Une atmosphère de guerre civile larvée, consubstantielle à notre cher et vieux pays, ressurgit à l’occasion de l’arbitrage entre M. Bernard Tapie et le CDR, la société de défaisance du Crédit Lyonnais.
J’en parle d’autant plus sereinement que, ni de près ni de loin, je n’ai été concerné par cette affaire.
En revanche, le barreau tout entier ne peut rester indifférent à cette chasse aux sorcières à laquelle se prêtent des juges d’instruction, persuadés que les arbitres ne peuvent être que des imposteurs et les avocats des corrompus.
Vincent Nioré, notre éminent confrère, l’a parfaitement stigmatisé : « Pour certains magistrats, l’honoraire est la rémunération du crime », a-t-il déclaré dans une interview du 3 au 5 février dernier accordée à La Gazette du Palais.
Ni Jean-Denis Bredin, ni Pierre Mazeaud, pour ne parler que d’eux, éminents juristes et praticiens irréprochables, n’ont été épargnés : des perquisitions ont eu lieu jusque dans leur domicile privé.

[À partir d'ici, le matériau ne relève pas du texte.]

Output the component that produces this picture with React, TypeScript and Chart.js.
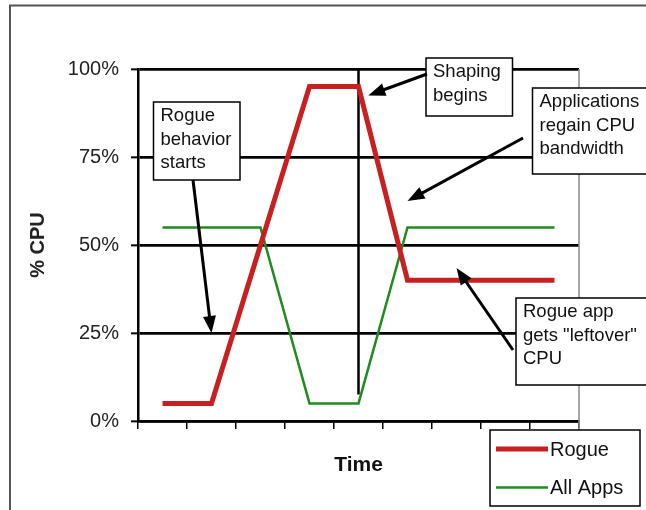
import React, { useEffect, useRef } from 'react';
import { Chart, registerables } from 'chart.js';

Chart.register(...registerables);

// ---- data ----
const timeSteps = ['t1', 't2', 't3', 't4', 't5', 't6', 't7', 't8', 't9'];
const rogueCpu = [5, 5, 50, 95, 95, 40, 40, 40, 40];
const allAppsCpu = [55, 55, 55, 5, 5, 55, 55, 55, 55];
const yTickValues = [0, 25, 50, 75, 100];
const seriesNames = ['Rogue', 'All Apps'];
const seriesColors = ['#c82020', '#218a21'];
const seriesWidths = [5, 2.5];

// vertical "shaping" marker (category index, from %, to %)
const shapingMarker = { index: 4, from: 100, to: 7.5 };

// callout texts; arrow tips are in data units (category index, %)
const calloutTexts = [
  ['Rogue', 'behavior', 'starts'],
  ['Shaping', 'begins'],
  ['Applications', 'regain CPU', 'bandwidth'],
  ['Rogue app', 'gets "leftover"', 'CPU'],
];
const calloutTips = [
  { i: 1, v: 25 },
  { i: 4.2, v: 92.5 },
  { i: 5, v: 62.5 },
  { i: 6, v: 43.5 },
];
// layout of callout boxes / arrow tails (pixels)
const calloutBoxes = [
  { x: 153.5, y: 102, w: 86.5, h: 78, tx: 193, ty: 180 },
  { x: 426, y: 58, w: 86.5, h: 58, tx: 427, ty: 74 },
  { x: 532.5, y: 88, w: 125, h: 86, tx: 523, ty: 138 },
  { x: 516, y: 298, w: 135, h: 87, tx: 513, ty: 350 },
];

const FONT = '"Liberation Sans", Arial, sans-serif';

function drawArrow(ctx: CanvasRenderingContext2D, x1: number, y1: number, x2: number, y2: number) {
  const dx = x2 - x1;
  const dy = y2 - y1;
  const len = Math.hypot(dx, dy);
  const ux = dx / len;
  const uy = dy / len;
  const headLen = 17;
  const headHalf = 6.5;
  const bx = x2 - ux * headLen;
  const by = y2 - uy * headLen;
  ctx.beginPath();
  ctx.moveTo(x1, y1);
  ctx.lineTo(bx + ux * 2, by + uy * 2);
  ctx.lineWidth = 3;
  ctx.strokeStyle = '#000';
  ctx.stroke();
  ctx.beginPath();
  ctx.moveTo(x2, y2);
  ctx.lineTo(bx - uy * headHalf, by + ux * headHalf);
  ctx.lineTo(bx + uy * headHalf, by - ux * headHalf);
  ctx.closePath();
  ctx.fillStyle = '#000';
  ctx.fill();
}

const framePlugin = {
  id: 'frame',
  beforeDraw(chart: any) {
    const { ctx, width, height } = chart;
    ctx.save();
    ctx.fillStyle = '#fff';
    ctx.fillRect(0, 0, width, height);
    ctx.strokeStyle = '#555';
    ctx.lineWidth = 2;
    ctx.beginPath();
    ctx.moveTo(10, height + 5);
    ctx.lineTo(10, 5.5);
    ctx.lineTo(width + 5, 5.5);
    ctx.stroke();
    ctx.restore();
  },
  beforeDatasetsDraw(chart: any) {
    const { ctx, chartArea, scales } = chart;
    ctx.save();
    // right edge of plot area
    ctx.strokeStyle = '#8a8a8a';
    ctx.lineWidth = 1.5;
    ctx.beginPath();
    ctx.moveTo(chartArea.right, chartArea.top);
    ctx.lineTo(chartArea.right, chartArea.bottom + 9);
    ctx.stroke();
    // shaping marker
    const x = scales.x.getPixelForValue(shapingMarker.index);
    ctx.strokeStyle = '#000';
    ctx.lineWidth = 2.5;
    ctx.beginPath();
    ctx.moveTo(x, scales.y.getPixelForValue(shapingMarker.from));
    ctx.lineTo(x, scales.y.getPixelForValue(shapingMarker.to));
    ctx.stroke();
    ctx.restore();
  },
  afterDatasetsDraw(chart: any) {
    const { ctx, scales } = chart;
    ctx.save();
    calloutTexts.forEach((lines, k) => {
      const b = calloutBoxes[k];
      const tip = calloutTips[k];
      const px = scales.x.getPixelForValue(tip.i);
      const py = scales.y.getPixelForValue(tip.v);
      ctx.fillStyle = '#fff';
      ctx.fillRect(b.x, b.y, b.w, b.h);
      ctx.strokeStyle = '#000';
      ctx.lineWidth = 1.5;
      ctx.strokeRect(b.x, b.y, b.w, b.h);
      ctx.fillStyle = '#111';
      ctx.font = `18.5px ${FONT}`;
      ctx.textAlign = 'left';
      ctx.textBaseline = 'middle';
      lines.forEach((t, j) => {
        ctx.fillText(t, b.x + 7, b.y + 14 + j * 23.5);
      });
      drawArrow(ctx, b.tx, b.ty, px, py);
    });
    ctx.restore();
  },
  afterDraw(chart: any) {
    const { ctx } = chart;
    const lx = 490, ly = 430, lw = 150, lh = 76;
    ctx.save();
    ctx.fillStyle = '#fff';
    ctx.fillRect(lx, ly, lw, lh);
    ctx.strokeStyle = '#000';
    ctx.lineWidth = 1.5;
    ctx.strokeRect(lx, ly, lw, lh);
    chart.data.datasets.forEach((ds: any, k: number) => {
      const cy = ly + 19 + k * 38.5;
      ctx.strokeStyle = ds.borderColor;
      ctx.lineWidth = ds.borderWidth;
      ctx.beginPath();
      ctx.moveTo(lx + 6, cy);
      ctx.lineTo(lx + 58, cy);
      ctx.stroke();
      ctx.fillStyle = '#111';
      ctx.font = `20px ${FONT}`;
      ctx.textAlign = 'left';
      ctx.textBaseline = 'middle';
      ctx.fillText(ds.label, lx + 60, cy + 1);
    });
    ctx.restore();
  },
};

export default function App() {
  const ref = useRef<HTMLCanvasElement>(null);
  useEffect(() => {
    if (!ref.current) return;
    const chart = new Chart(ref.current, {
      type: 'line',
      data: {
        labels: timeSteps,
        datasets: [
          {
            label: seriesNames[0],
            data: rogueCpu,
            borderColor: seriesColors[0],
            backgroundColor: seriesColors[0],
            borderWidth: seriesWidths[0],
            pointRadius: 0,
            tension: 0,
          },
          {
            label: seriesNames[1],
            data: allAppsCpu,
            borderColor: seriesColors[1],
            backgroundColor: seriesColors[1],
            borderWidth: seriesWidths[1],
            pointRadius: 0,
            tension: 0,
          },
        ],
      },
      options: {
        animation: false,
        responsive: false,
        devicePixelRatio: 1,
        layout: { padding: { left: 0, top: 69, right: 67, bottom: 0 } },
        plugins: { legend: { display: false }, tooltip: { enabled: false } },
        scales: {
          x: {
            offset: true,
            ticks: { display: false },
            grid: {
              offset: true,
              drawOnChartArea: false,
              drawTicks: true,
              tickLength: 8,
              color: '#000',
              tickColor: '#000',
              lineWidth: 1.5,
              tickWidth: 1.5,
            },
            border: { color: '#000', width: 2.5 },
            title: {
              display: true,
              text: 'Time',
              color: '#111',
              font: { family: FONT, size: 21, weight: 'bold' },
              padding: { top: 0, bottom: 32 },
            },
            afterFit: (s: any) => {
              s.height = 89;
            },
          },
          y: {
            min: 0,
            max: 100,
            afterBuildTicks: (s: any) => {
              s.ticks = yTickValues.map((v) => ({ value: v }));
            },
            ticks: {
              callback: (v: any) => v + '%',
              color: '#222',
              font: { family: FONT, size: 20 },
              padding: 12,
            },
            grid: {
              color: '#000',
              lineWidth: 2.7,
              tickLength: 7,
              tickColor: '#000',
              tickWidth: 2,
            },
            border: { color: '#000', width: 2.5 },
            title: {
              display: true,
              text: '% CPU',
              color: '#222',
              font: { family: FONT, size: 20, weight: 'bold' },
              padding: { top: 26, bottom: 0 },
            },
            afterFit: (s: any) => {
              s.width = 138;
            },
          },
        },
      } as any,
      plugins: [framePlugin],
    });
    return () => chart.destroy();
  }, []);
  return (
    <div style={{ position: 'fixed', left: 0, top: 0, width: 646, height: 510, background: '#fff' }}>
      <canvas ref={ref} width={646} height={510} style={{ display: 'block', width: 646, height: 510 }} />
    </div>
  );
}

Les avocats eux-mêmes ont vu saisir leurs notes confidentielles et tout ce qui est couvert par le secret professionnel le plus absolu. Les règles d’ordre public, destinées à le protéger, ont été foulées au pied dans cette fièvre à confondre arbitres et avocats nécessairement de mèche puisqu’ils ont accordé des sommes considérables à l’une des parties à l’arbitrage.
Deux ordonnances du président Magendie, rendues en juillet et octobre 2000, à l’époque où il faisait fonction de juge des libertés et de la détention par application de la loi du 15 juin précédent, ont rappelé le caractère absolu du secret et les conditions strictes auxquelles il pouvait y être porté atteinte par la justice : ne peuvent être saisies que les lettres ou notes couvertes par le secret qui contiennent intrinsèquement des indices donnant à penser que l’avocat a pu participer à une infraction. Ces principes ont été confirmés par la Cour d’appel et la Cour de cassation. Des juges aujourd’hui n’en ont cure.
Quant aux arbitres, ils exercent leurs fonctions dans les conditions des articles 1464, alinéa 4, et 1479 du code de procédure civile. La procédure arbitrale est soumise au principe de confidentialité et les délibérations du tribunal arbitral sont secrètes. Telle est la loi. Elle ne semble pas intéresser des magistrats prêts à tout saisir simplement par aversion d’une justice qui n’est pas sous leur contrôle.
Imagine-t-on que demain, dès qu’une décision de justice aura été rendue par des juges professionnels accordant des dommages et intérêts qui paraissent excessifs, plainte soit immédiatement déposée par l’avocat d’une partie devant la juridiction répressive ?
Imagine-t-on qu’avec le même zèle, les mêmes juges d’instruction se rendent dans les bureaux et les domiciles de leurs collègues, à l’heure du petit-déjeuner ?
Tout plaideur est-il fondé à soupçonner le juge qui lui a donné tort d’avoir été corrompu et acheté ?
Un abîme est en train de se creuser à nouveau entre les juges professionnels et les praticiens libéraux. Seuls les premiers seraient légitimes, les seconds suspects de tout. Par définition, le libéral serait malsain tandis que le fonctionnaire serait pur. Le secret serait le masque de la fraude. Ce n’est pas seulement un outrage, c’est le signe d’un dogmatisme insupportable.
Quant à l’arbitrage, que l’on continue sur cette ligne et Londres aura à nouveau de bonnes raisons de se réjouir ! Tout est fait pour que la grande délocalisation de l’arbitrage s’effectue.
Fouquier-Tinville avait dit à Lavoisier : « La République n’a pas besoin de savants ». Il semble qu’elle n’ait pas non plus besoin d’arbitres.
Nous voilà revenus au bon vieux temps qui, loin de faire notre gloire, a scellé notre déshonneur et notre ridicule.